All right, this is a cliché too: Have you ever felt like you, somehow, just didn't belong in this world? I, Kevin McGowin, have felt like I didn't even belong in the effing circus. In the past year I've done... this, and I've been through... that, and what it is doesn't matter, really, because I came away from this book feeling like it had been written to me. Man! That's what I've waited all these years to read, and if you, too, are Circus People you will almost certainly, to varying degrees, feel likewise.

And yet the sleight-of-hand is astounding in itself. I come away from the first two pages of all these books I read and review or don't review and think I Have their Number, it's like, I see you've been reading DeLillo, haven't you or it's Oh, it's the New Narrative Maybe-I'm-Ironic Memoir again and usually, it's something I'd rather not write in this review.

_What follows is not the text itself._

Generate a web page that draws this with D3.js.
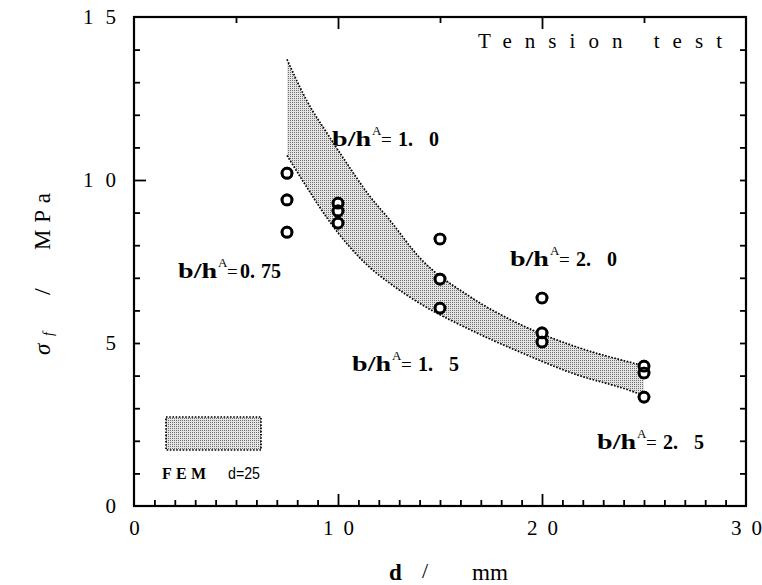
<!DOCTYPE html>
<html>
<head>
<meta charset="utf-8">
<script src="https://cdn.jsdelivr.net/npm/d3@7"></script>
<style>
  html, body { margin: 0; padding: 0; background: #fff; }
  svg { display: block; }
</style>
</head>
<body>
<svg id="chart" width="762" height="585"></svg>
<script>
// Measured specimens: diameter d (mm) and tensile strength σf (MPa)
const specimenD = [7.5, 7.5, 7.5, 10, 10, 10, 15, 15, 15, 20, 20, 20, 25, 25, 25];
const specimenSigma = [10.21, 9.39, 8.40, 9.29, 9.05, 8.68, 8.19, 6.96, 6.07, 6.38, 5.31, 5.03, 4.29, 4.08, 3.34];

// FEM prediction band: upper and lower bounds along d
const femD = [7.5, 8.5, 9.5, 10.5, 11.5, 12.5, 14, 16.5, 19, 21.5, 24.5, 25];
const femUpper = [13.7, 12.4, 11.4, 10.45, 9.55, 8.8, 7.62, 6.41, 5.55, 4.92, 4.38, 4.3];
const femLower = [10.75, 9.75, 8.8, 8.0, 7.35, 6.85, 6.22, 5.4, 4.7, 4.07, 3.5, 3.38];

// Aspect-ratio annotations b/h^A, anchored in data coordinates
const ratioValues = ["0.", "1.", "1.", "2.", "2."];
const ratioDigits = ["75", "0", "5", "0", "5"];
const ratioAtD = [2.16, 9.71, 10.69, 18.43, 22.70];
const ratioAtSigma = [6.99, 11.04, 4.14, 7.36, 1.75];

const xTickLabels = [0, 10, 20, 30];
const yTickLabels = [0, 5, 10, 15];

const svg = d3.select("#chart");
const x = d3.scaleLinear().domain([0, 30]).range([134, 746]);
const y = d3.scaleLinear().domain([0, 15]).range([506, 17]);

const serif = "'Liberation Serif', 'DejaVu Serif', serif";

// Stipple fill for the FEM band
const defs = svg.append("defs");
const pat = defs.append("pattern").attr("id", "stipple")
  .attr("width", 2).attr("height", 2).attr("patternUnits", "userSpaceOnUse");
pat.append("rect").attr("width", 2).attr("height", 2).attr("fill", "#e4e4e4");
pat.append("rect").attr("width", 1).attr("height", 1).attr("fill", "#6e6e6e");

// FEM band
const idx = d3.range(femD.length);
svg.append("path")
  .attr("d", d3.area()
    .x(i => x(femD[i])).y0(i => y(femLower[i])).y1(i => y(femUpper[i]))
    .curve(d3.curveMonotoneX)(idx))
  .attr("fill", "url(#stipple)");
[femUpper, femLower].forEach(arr => {
  svg.append("path")
    .attr("d", d3.line().x(i => x(femD[i])).y(i => y(arr[i])).curve(d3.curveMonotoneX)(idx))
    .attr("fill", "none").attr("stroke", "#000")
    .attr("stroke-width", 1.7).attr("stroke-dasharray", "1.6 1.6");
});

// Tick marks (all pointing inward)
function tickSet(axis, values, size, tr) {
  svg.append("g").attr("transform", tr)
    .call(axis.tickValues(values).tickSize(size).tickFormat(""))
    .call(g => g.select(".domain").remove())
    .selectAll("line").attr("stroke", "#000").attr("stroke-width", 1.8);
}
const minorX = d3.range(1, 30).filter(v => v % 10 !== 0);
tickSet(d3.axisBottom(x), minorX, -6, `translate(0,${y(0)})`);
tickSet(d3.axisBottom(x), [10, 20], -12, `translate(0,${y(0)})`);
tickSet(d3.axisTop(x), [5, 15, 25], -6, `translate(0,${y(15)})`);
tickSet(d3.axisTop(x), [10, 20], -12, `translate(0,${y(15)})`);
tickSet(d3.axisLeft(y), d3.range(1, 15).filter(v => v !== 10), -6, `translate(${x(0)},0)`);
tickSet(d3.axisLeft(y), [10], -12, `translate(${x(0)},0)`);
tickSet(d3.axisRight(y), d3.range(1, 15), -6, `translate(${x(30)},0)`);

// Frame
svg.append("rect")
  .attr("x", x(0)).attr("y", y(15))
  .attr("width", x(30) - x(0)).attr("height", y(0) - y(15))
  .attr("fill", "none").attr("stroke", "#000").attr("stroke-width", 2.2);

// Tick labels, digits spread apart to a fixed width
function styleTickText(sel, width) {
  sel.attr("font-family", serif).attr("font-size", 21).attr("fill", "#000")
    .each(function (d) {
      if (String(d).length > 1) d3.select(this).attr("textLength", width).attr("lengthAdjust", "spacing");
    });
}
svg.append("g").attr("transform", `translate(0,${y(0)})`)
  .call(d3.axisBottom(x).tickValues(xTickLabels).tickSize(0).tickPadding(14).tickFormat(d => String(d)))
  .call(g => g.select(".domain").remove())
  .selectAll("text").call(styleTickText, 31);
svg.append("g").attr("transform", `translate(${x(0)},0)`)
  .call(d3.axisLeft(y).tickValues(yTickLabels).tickSize(0).tickPadding(18).tickFormat(d => String(d)))
  .call(g => g.select(".domain").remove())
  .selectAll("text").call(styleTickText, 33);

// Specimens: white-filled rings, outlines redrawn so overlaps stay visible
const pts = d3.range(specimenD.length);
svg.append("g").selectAll("circle").data(pts).join("circle")
  .attr("cx", i => x(specimenD[i])).attr("cy", i => y(specimenSigma[i])).attr("r", 5)
  .attr("fill", "#fff").attr("stroke", "#000").attr("stroke-width", 2.7);
svg.append("g").selectAll("circle").data(pts).join("circle")
  .attr("cx", i => x(specimenD[i])).attr("cy", i => y(specimenSigma[i])).attr("r", 5)
  .attr("fill", "none").attr("stroke", "#000").attr("stroke-width", 2.7);

// b/h^A annotations
ratioValues.forEach((v, i) => {
  const g = svg.append("g")
    .attr("transform", `translate(${x(ratioAtD[i])},${y(ratioAtSigma[i])})`)
    .attr("font-family", serif).attr("fill", "#000");
  g.append("text").attr("x", 0).attr("font-size", 21).attr("font-weight", "bold")
    .attr("textLength", 39).attr("lengthAdjust", "spacingAndGlyphs").text("b/h");
  g.append("text").attr("x", 40).attr("y", -11).attr("font-size", 13).text("A");
  g.append("text").attr("x", 49).attr("y", 0).attr("font-size", 19).text("=");
  const two = ratioDigits[i].length > 1;
  g.append("text").attr("x", two ? 62 : 66).attr("font-size", 20).attr("font-weight", "bold").text(v);
  g.append("text").attr("x", two ? 83 : 97).attr("font-size", 20).attr("font-weight", "bold")
    .text(ratioDigits[i]);
});

// Title inside the frame
svg.append("text").attr("x", 478).attr("y", 48)
  .attr("font-family", serif).attr("font-size", 21)
  .attr("textLength", 244).attr("lengthAdjust", "spacing").text("Tension test");

// Legend for the FEM band
svg.append("rect").attr("x", 166).attr("y", 417).attr("width", 95).attr("height", 33)
  .attr("fill", "url(#stipple)").attr("stroke", "#000")
  .attr("stroke-width", 1.7).attr("stroke-dasharray", "1.6 1.6");
svg.append("text").attr("x", 162).attr("y", 479)
  .attr("font-family", serif).attr("font-size", 16).attr("font-weight", "bold")
  .attr("textLength", 44).attr("lengthAdjust", "spacing").text("FEM");
svg.append("text").attr("x", 228).attr("y", 479)
  .attr("font-family", "'Liberation Sans', Arial, sans-serif").attr("font-size", 16)
  .attr("textLength", 32).attr("lengthAdjust", "spacingAndGlyphs").text("d=25");

// Axis titles
const xt = svg.append("g").attr("font-family", serif).attr("font-size", 23).attr("fill", "#000");
xt.append("text").attr("x", 389).attr("y", 580).attr("font-weight", "bold").text("d");
xt.append("text").attr("x", 422).attr("y", 578).attr("font-size", 22).text("/");
xt.append("text").attr("x", 472).attr("y", 580).attr("textLength", 36).attr("lengthAdjust", "spacingAndGlyphs").text("mm");

const yt = svg.append("g").attr("transform", "translate(50,355) rotate(-90)")
  .attr("font-family", serif).attr("font-size", 23).attr("fill", "#000");
yt.append("text").attr("x", 0).attr("font-style", "italic").text("σ");
yt.append("text").attr("x", 19).attr("y", 3).attr("font-size", 14).attr("font-style", "italic").text("f");
yt.append("text").attr("x", 60).attr("font-size", 24).text("/");
yt.append("text").attr("x", 105).attr("textLength", 57).attr("lengthAdjust", "spacing").text("MPa");
</script>
</body>
</html>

Which is, as you've seen, less a true "review" than an appreciation. Because with Circus in Winter, though I've never met its author, my first reaction was I'm proud of you, as if Cathy Day were someone who knew me well, and had captured my life, our life, and my son's, and that of the wife and family I don't have anymore because I wanted to be a…because I ran off to Join the Circus.

And you—you're what, eighteen, eighty? It's strange, I know—but you may feel the exact same way. Heather and I, we were twenty-two, three, we were pushing forty, we had this joke: What's the Meaning of Life? Answer: To Find Something Worth Reading.